On March 26, 2018, the Refinanced Term Loan was utilized to repay in full the outstanding principal amount plus accrued PIK interest of the Term Loans and Promissory Notes of $55,586 and $11,425, respectively. Prepayment premiums and unamortized debt costs associated with the Term Loans of $2,818 and $3,136, respectively, were capitalized in the balance of the Refinanced Term Loan and are being amortized over the remaining period of the Refinanced Term Loan. In addition, refinancing costs paid to third parties of $193 were recognized in loss on disposal of discontinued operations.
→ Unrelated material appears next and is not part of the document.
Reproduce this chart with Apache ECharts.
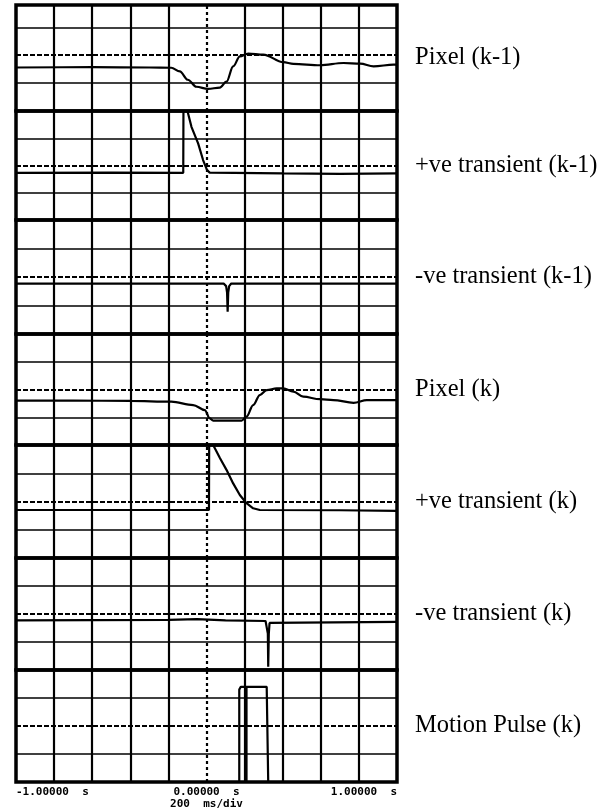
<!DOCTYPE html>
<html>
<head>
<meta charset="utf-8">
<script src="https://cdn.jsdelivr.net/npm/echarts@6/dist/echarts.min.js"></script>
<style>
  html, body { margin: 0; padding: 0; background: #fff; }
  #chart { width: 615px; height: 812px; }
</style>
</head>
<body>
<div id="chart"></div>
<script>
// Time base: 200 ms/div over ten divisions, trigger at the centre
const timeTicks = [-1, 0, 1];
const timeTickLabels = ['-1.00000  s', '0.00000  s', '1.00000  s'];
const timebaseLabel = '200  ms/div';

// Graticule: interior division lines (time, in s) and levels (in divisions)
const divisionTimes = [-0.8, -0.6, -0.4, -0.2, 0, 0.2, 0.4, 0.6, 0.8];
const divisionLevels = [1, 2, 3];

const channelNames = [
  'Pixel (k-1)',
  '+ve transient (k-1)',
  '-ve transient (k-1)',
  'Pixel (k)',
  '+ve transient (k)',
  '-ve transient (k)',
  'Motion Pulse (k)'
];

// Traces: [time (s), level (divisions above the bottom of the channel)]
const pixelPrev = [
  [-1, 1.56], [-0.6, 1.57], [-0.3, 1.56], [-0.185, 1.55], [-0.14, 1.42],
  [-0.098, 1.12], [-0.053, 0.87], [0.008, 0.79], [0.07, 0.84], [0.105, 1.05],
  [0.14, 1.6], [0.175, 1.96], [0.219, 2.06], [0.298, 2.02], [0.403, 1.75],
  [0.456, 1.69], [0.596, 1.64], [0.719, 1.72], [0.807, 1.7], [0.877, 1.6],
  [0.982, 1.66], [1, 1.66]
];
const posTransPrev = [
  [-1, 1.73], [-0.5, 1.74], [-0.122, 1.73], [-0.121, 4.0], [-0.1, 4.0],
  [-0.079, 3.42], [-0.044, 2.81], [-0.018, 2.2], [0.003, 1.83], [0.017, 1.74],
  [0.4, 1.71], [0.7, 1.69], [1, 1.71]
];
const negTransPrev = [
  [-1, 1.77], [-0.14, 1.77], [-0.132, 1.7], [-0.124, 1.77], [0.09, 1.77],
  [0.103, 1.68], [0.108, 1.45], [0.111, 0.78], [0.114, 1.45], [0.119, 1.68],
  [0.13, 1.77], [1, 1.77]
];
const pixelCur = [
  [-1, 1.6], [-0.7, 1.6], [-0.4, 1.59], [-0.185, 1.56], [-0.07, 1.44],
  [-0.009, 1.26], [0.017, 0.96], [0.035, 0.88], [0.184, 0.88], [0.21, 1.02],
  [0.245, 1.44], [0.28, 1.8], [0.316, 1.98], [0.368, 2.04], [0.403, 2.04],
  [0.456, 1.92], [0.508, 1.74], [0.596, 1.65], [0.666, 1.62], [0.772, 1.52],
  [0.842, 1.62], [0.982, 1.62], [1, 1.62]
];
const posTransCur = [
  [-1, 1.7], [-0.5, 1.7], [0.013, 1.7], [0.014, 4.0], [0.035, 4.0],
  [0.071, 3.53], [0.105, 3.12], [0.14, 2.64], [0.175, 2.23], [0.21, 1.94],
  [0.245, 1.76], [0.28, 1.7], [0.7, 1.69], [1, 1.67]
];
const negTransCur = [
  [-1, 1.77], [-0.2, 1.79], [-0.05, 1.82], [0.1, 1.77], [0.31, 1.75],
  [0.318, 1.68], [0.322, 1.3], [0.324, 0.12], [0.327, 1.3], [0.331, 1.68],
  [0.34, 1.74], [1, 1.72]
];
const motionPulse = [
  [-1, 0], [0.172, 0], [0.172, 3.3], [0.18, 3.4], [0.316, 3.4], [0.324, 0], [1, 0]
];
const motionPulseEdge = [[0.21, 3.38], [0.21, 0]];

// Panel layout (px)
const panelTops = [5, 111, 220, 334, 445, 558, 670];
const panelBottom = 782;
const panelLeft = 16;
const panelRight = 218;

const traces = [pixelPrev, posTransPrev, negTransPrev, pixelCur, posTransCur, negTransCur, motionPulse];
const smoothTraces = [true, false, false, true, false, false, false];

const graticule = [
  ...divisionTimes.map(t => ({
    xAxis: t,
    lineStyle: t === 0
      ? { color: '#000', width: 2.2, type: [3, 3] }
      : { color: '#000', width: 2.2, type: 'solid' }
  })),
  ...divisionLevels.map(v => ({
    yAxis: v,
    lineStyle: v === 2
      ? { color: '#000', width: 1.8, type: [5, 2] }
      : { color: '#000', width: 1.6, type: 'solid' }
  }))
];

const grids = [], xAxes = [], yAxes = [], series = [];
panelTops.forEach((top, i) => {
  const bottomEdge = i < panelTops.length - 1 ? panelTops[i + 1] : panelBottom;
  const last = i === panelTops.length - 1;
  grids.push({
    left: panelLeft, right: panelRight, top: top,
    height: bottomEdge - top,
    show: true, borderColor: '#000', borderWidth: 3.5, backgroundColor: 'transparent'
  });
  xAxes.push({
    type: 'value', gridIndex: i, min: -1, max: 1, interval: 1,
    axisLine: { show: false }, axisTick: { show: false }, splitLine: { show: false },
    axisLabel: {
      show: last, margin: 5,
      fontFamily: 'DejaVu Sans Mono', fontWeight: 'bold', fontSize: 11, color: '#000',
      alignMinLabel: 'left', alignMaxLabel: 'right',
      formatter: v => timeTickLabels[timeTicks.indexOf(v)] || ''
    },
    name: last ? timebaseLabel : '',
    nameLocation: 'middle', nameGap: 17,
    nameTextStyle: { fontFamily: 'DejaVu Sans Mono', fontWeight: 'bold', fontSize: 11, color: '#000' }
  });
  yAxes.push({
    type: 'value', gridIndex: i, position: 'right',
    min: 0, max: i === 0 ? 3.8 : 4,
    axisLine: { show: false }, axisTick: { show: false },
    axisLabel: { show: false }, splitLine: { show: false },
    name: channelNames[i], nameLocation: 'middle', nameRotate: 0, nameGap: 18,
    nameTextStyle: { fontFamily: 'Liberation Serif', fontSize: 24.5, color: '#000' }
  });
  series.push({
    type: 'line', xAxisIndex: i, yAxisIndex: i,
    data: traces[i], showSymbol: false,
    smooth: smoothTraces[i] ? 0.35 : false, smoothMonotone: 'x',
    lineStyle: { color: '#000', width: 2.2 },
    animation: false, silent: true,
    markLine: {
      silent: true, symbol: ['none', 'none'], animation: false,
      label: { show: false }, emphasis: { disabled: true },
      data: graticule
    }
  });
});
series.push({
  type: 'line', xAxisIndex: 6, yAxisIndex: 6,
  data: motionPulseEdge, showSymbol: false,
  lineStyle: { color: '#000', width: 2.2 }, animation: false, silent: true
});

const chart = echarts.init(document.getElementById('chart'), null, { renderer: 'canvas' });
chart.setOption({
  backgroundColor: '#fff',
  animation: false,
  grid: grids,
  xAxis: xAxes,
  yAxis: yAxes,
  series: series
});
</script>
</body>
</html>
See Note 3, "Discontinued operations," for details.
The Credit Agreement, as amended, requires the Company to maintain and comply with certain financial and other covenants, commencing with the fiscal quarter ended June 30, 2018. In addition, the Credit Agreement, as amended, includes certain prepayment provisions, including mandatory quarterly principal prepayments of the Refinanced Term Loan with a portion of the Company's excess cash flow, as defined in the Credit Agreement. For the three months ended September 30, 2018, the quarterly prepayment resulting from excess cash flow was $3,727. As of September 30, 2018, this amount was reclassified to the current portion of long-term debt and will be paid during the fourth quarter. As long as the Refinanced Term Loan remains outstanding, the restrictive covenants, including prepayment penalties, and mandatory quarterly prepayment provisions could impair the Company's ability to expand or pursue its business strategies or obtain additional funding. As of September 30, 2018, the Company was in compliance with all of the financial and other covenants under the Credit Agreement.
Maturities
Including the required principal prepayment on the Refinanced Term Loan based on a portion of the Company's quarterly excess cash flow of $3,727 for the third quarter of 2018 and excluding potential future additional principal prepayments, scheduled future maturities of total debt as of September 30, 2018 were as follows:
 
(In thousands)
 
 
Year
 
 

Remainder of 2018
 
$
4,602

2019
 
3,500

2020
 
3,500

2021
 
3,500

2022
 
3,500

2023 and thereafter
 
46,319

Total maturities
 
$
64,921


Fair value
The Refinanced Term Loan accrues interest at the rate of either, at Fluent's option, (a) LIBOR (subject to a floor of 0.50%) plus 7.00% per annum, or (b) base rate (generally equivalent to the U.S. prime rate) plus 6.0% per annum, payable in cash. As the Refinanced Term Loan was effective on March 26, 2018 and has a variable interest rate, the fair value of long-term debt is considered to approximate its carrying amount as of September 30, 2018. This fair value assessment represents Level 2 measurements.